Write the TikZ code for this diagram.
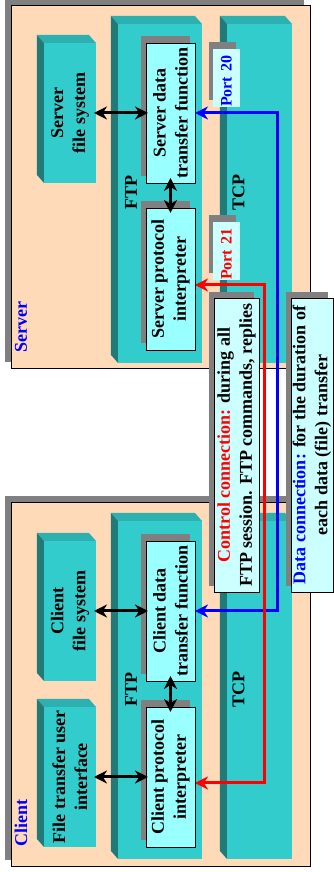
\documentclass[tikz,border=0pt]{standalone}
\usepackage{fontspec}
\setmainfont{Liberation Serif}
\usetikzlibrary{arrows.meta,shadows,calc}

\definecolor{peach}{RGB}{255,218,185}
\definecolor{tealfront}{RGB}{51,204,204}
\definecolor{tealside}{RGB}{45,176,176}
\definecolor{tealtop}{RGB}{31,122,120}
\definecolor{boxcyan}{RGB}{153,255,255}
\definecolor{notecyan}{RGB}{204,255,255}
\definecolor{shadowgray}{RGB}{128,128,128}

% shadow shifts are taken on the page, not in the turned frame
\tikzset{
  host/.style={draw=black, fill=peach, line width=0.8pt, inner sep=0pt, outer sep=0pt,
    general shadow={fill=shadowgray, shadow xshift=-6pt, shadow yshift=6pt}},
  hostname/.style={text=blue, font=\fontsize{18}{22}\selectfont\bfseries, inner sep=0pt},
  layer/.style={fill=tealfront, inner sep=0pt, outer sep=0pt, align=center,
    font=\fontsize{18}{22}\selectfont\bfseries},
  layertag/.style={font=\fontsize{18}{22}\selectfont\bfseries, inner sep=0pt},
  ftpbox/.style={draw=black, fill=boxcyan, line width=0.8pt, inner sep=0pt, outer sep=0pt,
    align=center, font=\fontsize{18}{22}\selectfont\bfseries,
    general shadow={fill=shadowgray, shadow xshift=-5pt, shadow yshift=7pt}},
  port/.style={fill=notecyan, inner sep=0pt, outer sep=0pt, text width=58pt, align=left,
    minimum height=27pt, font=\fontsize{16}{18}\selectfont\bfseries,
    general shadow={fill=shadowgray, shadow xshift=-4pt, shadow yshift=7pt}},
  note/.style={draw=black, fill=notecyan, line width=0.8pt, inner sep=0pt, outer sep=0pt,
    align=center, font=\fontsize{18}{22}\selectfont\bfseries,
    general shadow={fill=shadowgray, shadow xshift=-5pt, shadow yshift=6pt}},
  biarrow/.style={<->, line width=3pt},
  ctrlline/.style={<->, line width=3pt, red},
  dataline/.style={<->, line width=3pt, blue}
}

% side faces of a teal block
\newcommand{\blockdepth}[1]{%
  \fill[tealside] (#1.south east) -- ($(#1.south east)+(8,7)$) -- ($(#1.north east)+(8,7)$) -- (#1.north east) -- cycle;
  \fill[tealtop] (#1.north west) -- ($(#1.north west)+(8,7)$) -- ($(#1.north east)+(8,7)$) -- (#1.north east) -- cycle;
}

\begin{document}
\begin{tikzpicture}[x=1pt, y=1pt, rotate=90, transform shape,
    >={Stealth[length=13pt, width=13pt]}]
  \useasboundingbox (0,0) rectangle (872,334);

  % hosts
  \node[host, minimum width=363pt, minimum height=299pt] (server) at (685.5,173.5) {};
  \node[host, minimum width=364pt, minimum height=299pt] (client) at (188,173.5) {};
  \node[hostname, anchor=west] (servername) at (519,313) {Server};
  \node[hostname, anchor=west] (clientname) at (25,313) {Client};

  % server layers
  \node[layer, minimum width=339pt, minimum height=84pt] (sftp) at (678.5,174) {};
  \node[layer, minimum width=339pt, minimum height=65pt] (stcp) at (678.5,74.5) {};
  \node[layer, minimum width=140pt, minimum height=52pt] (sfs) at (759,264) {Server\\file system};
  \blockdepth{sftp}
  \blockdepth{stcp}
  \blockdepth{sfs}
  \node[layertag] (sftptag) at (679,203) {FTP};
  \node[layertag] (stcptag) at (679,95.5) {TCP};

  % client layers
  \node[layer, minimum width=338pt, minimum height=84pt] (cftp) at (182,174) {};
  \node[layer, minimum width=338pt, minimum height=65pt] (ctcp) at (182,74.5) {};
  \node[layer, minimum width=140pt, minimum height=52pt] (cfs) at (261,264) {Client\\file system};
  \node[layer, minimum width=140pt, minimum height=52pt] (cui) at (95,264) {File transfer user\\interface};
  \blockdepth{cftp}
  \blockdepth{ctcp}
  \blockdepth{cfs}
  \blockdepth{cui}
  \node[layertag] (cftptag) at (182,203) {FTP};
  \node[layertag] (ctcptag) at (182,95.5) {TCP};

  % FTP boxes
  \node[ftpbox, minimum width=140pt, minimum height=49pt] (sdt) at (759,163.5) {Server data\\transfer function};
  \node[ftpbox, minimum width=142pt, minimum height=49pt] (spi) at (593,163.5) {Server protocol\\interpreter};
  \node[ftpbox, minimum width=140pt, minimum height=49pt] (cdt) at (261,163.5) {Client data\\transfer function};
  \node[ftpbox, minimum width=140pt, minimum height=49pt] (cpi) at (95,163.5) {Client protocol\\interpreter};

  % ports
  \node[port, text=blue] (port20) at (794,107.5) {Port 20};
  \node[port, text=red] (port21) at (621,107.5) {Port 21};

  % connection notes
  \node[note, minimum width=294pt, minimum height=45pt] (ctrlnote) at (427,97.5)
    {\textcolor{red}{Control connection:} during all\\FTP session. FTP commands, replies};
  \node[note, minimum width=294pt, minimum height=42pt] (datanote) at (427,22)
    {\textcolor{blue}{Data connection:} for the duration of\\each data (file) transfer};

  % arrows
  \draw[biarrow, shorten <=-2pt, shorten >=-2pt] (sfs) -- (sdt);
  \draw[biarrow, shorten <=-5pt, shorten >=-5pt] (sdt) -- (spi);
  \draw[biarrow, shorten <=-2pt, shorten >=-2pt] (cfs) -- (cdt);
  \draw[biarrow, shorten <=-5pt, shorten >=-5pt] (cdt) -- (cpi);
  \draw[biarrow, shorten <=-2pt, shorten >=-2pt] (cui) -- (cpi);

  \draw[dataline] (sdt.south) -- ++(0,-83) -| (cdt.south);
  \draw[ctrlline] ($(spi.south)+(-6,0)$) -- ++(0,-70) -| ($(cpi.south)+(-6,0)$);
\end{tikzpicture}
\end{document}
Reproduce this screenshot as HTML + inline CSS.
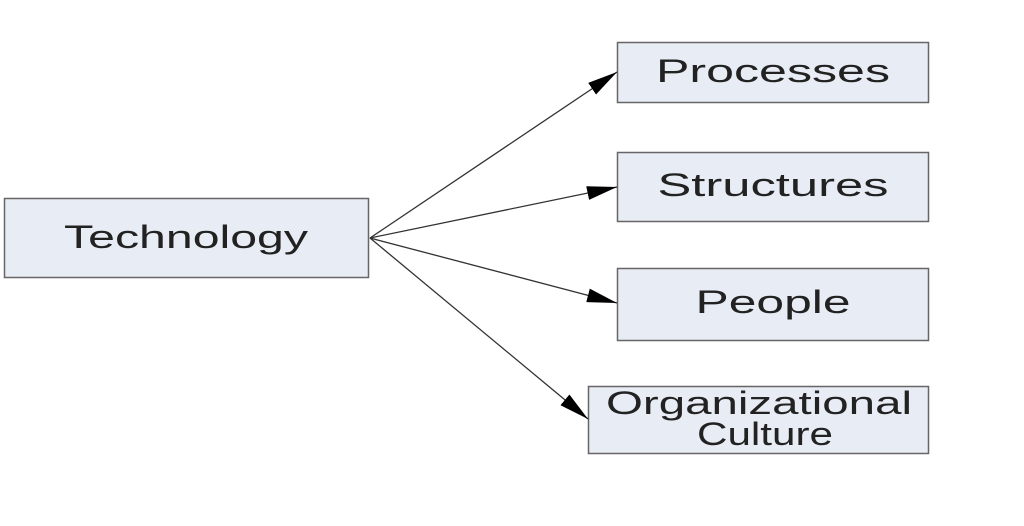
<!DOCTYPE html>
<html><head><style>
body{margin:0;background:#fff;width:1024px;height:521px;overflow:hidden}
svg text{font-family:"Liberation Sans",sans-serif;font-size:32px;fill:#222;text-anchor:middle}
</style></head><body>
<svg width="1024" height="521" viewBox="0 0 1024 521">
<defs>
<marker id="b" markerWidth="30" markerHeight="14" refX="30" refY="7" orient="auto" markerUnits="userSpaceOnUse"><path d="M0,0L30,7L0,14z" fill="#000"/></marker></defs>
<g fill="#e8ecf4" stroke="#666" stroke-width="1.5">
<rect x="4.5" y="198.5" width="364" height="79"/>
<rect x="617.5" y="42.5" width="311" height="60"/>
<rect x="617.5" y="152.5" width="311" height="69"/>
<rect x="617.5" y="268.5" width="311" height="72"/>
<rect x="588.5" y="386.5" width="340" height="67"/>
</g>
<g stroke="#333" stroke-width="1.3" fill="none">
<line x1="370" y1="238" x2="617" y2="72" marker-end="url(#b)"/>
<line x1="370" y1="238" x2="617" y2="187" marker-end="url(#b)"/>
<line x1="370" y1="238" x2="617" y2="303" marker-end="url(#b)"/>
<line x1="370" y1="238" x2="588" y2="419" marker-end="url(#b)"/>
</g>
<text x="186" y="248" textLength="244" lengthAdjust="spacingAndGlyphs">Technology</text>
<text x="773" y="82" textLength="234" lengthAdjust="spacingAndGlyphs">Processes</text>
<text x="773" y="196" textLength="231" lengthAdjust="spacingAndGlyphs">Structures</text>
<text x="773" y="313" textLength="155" lengthAdjust="spacingAndGlyphs">People</text>
<text x="759" y="414" textLength="306" lengthAdjust="spacingAndGlyphs">Organizational</text>
<text x="765" y="445" textLength="136" lengthAdjust="spacingAndGlyphs">Culture</text>
</svg>
</body></html>
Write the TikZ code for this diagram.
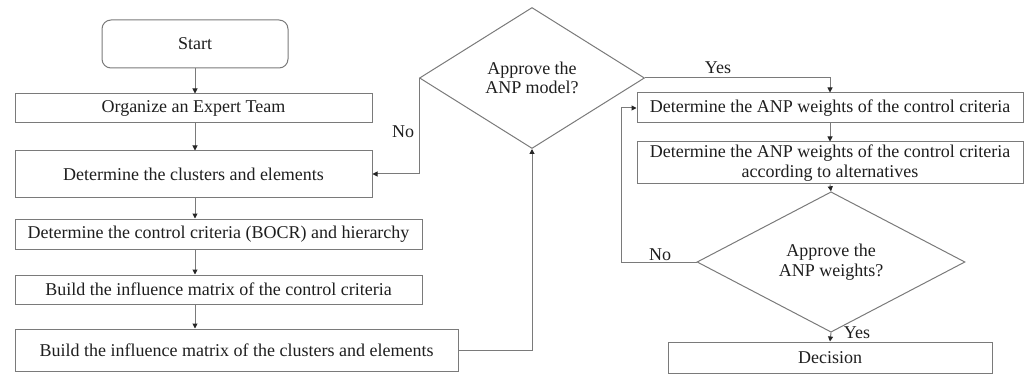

--------------------------------

Only the lines from the line bearing "Reproduce this screenshot" to the end of the listing above, both inclusive, should be extracted verbatim; the pictures are excluded.

Reproduce this screenshot as HTML + inline CSS.
<!DOCTYPE html>
<html><head><style>
body{margin:0;background:#fff;width:1024px;height:521px;overflow:hidden}
svg text{font-family:"Liberation Sans",sans-serif;font-size:32px;fill:#222;text-anchor:middle}
</style></head><body>
<svg width="1024" height="521" viewBox="0 0 1024 521">
<defs>
<marker id="b" markerWidth="30" markerHeight="14" refX="30" refY="7" orient="auto" markerUnits="userSpaceOnUse"><path d="M0,0L30,7L0,14z" fill="#000"/></marker></defs>
<g fill="#e8ecf4" stroke="#666" stroke-width="1.5">
<rect x="4.5" y="198.5" width="364" height="79"/>
<rect x="617.5" y="42.5" width="311" height="60"/>
<rect x="617.5" y="152.5" width="311" height="69"/>
<rect x="617.5" y="268.5" width="311" height="72"/>
<rect x="588.5" y="386.5" width="340" height="67"/>
</g>
<g stroke="#333" stroke-width="1.3" fill="none">
<line x1="370" y1="238" x2="617" y2="72" marker-end="url(#b)"/>
<line x1="370" y1="238" x2="617" y2="187" marker-end="url(#b)"/>
<line x1="370" y1="238" x2="617" y2="303" marker-end="url(#b)"/>
<line x1="370" y1="238" x2="588" y2="419" marker-end="url(#b)"/>
</g>
<text x="186" y="248" textLength="244" lengthAdjust="spacingAndGlyphs">Technology</text>
<text x="773" y="82" textLength="234" lengthAdjust="spacingAndGlyphs">Processes</text>
<text x="773" y="196" textLength="231" lengthAdjust="spacingAndGlyphs">Structures</text>
<text x="773" y="313" textLength="155" lengthAdjust="spacingAndGlyphs">People</text>
<text x="759" y="414" textLength="306" lengthAdjust="spacingAndGlyphs">Organizational</text>
<text x="765" y="445" textLength="136" lengthAdjust="spacingAndGlyphs">Culture</text>
</svg>
</body></html>
Write the TikZ code for this diagram.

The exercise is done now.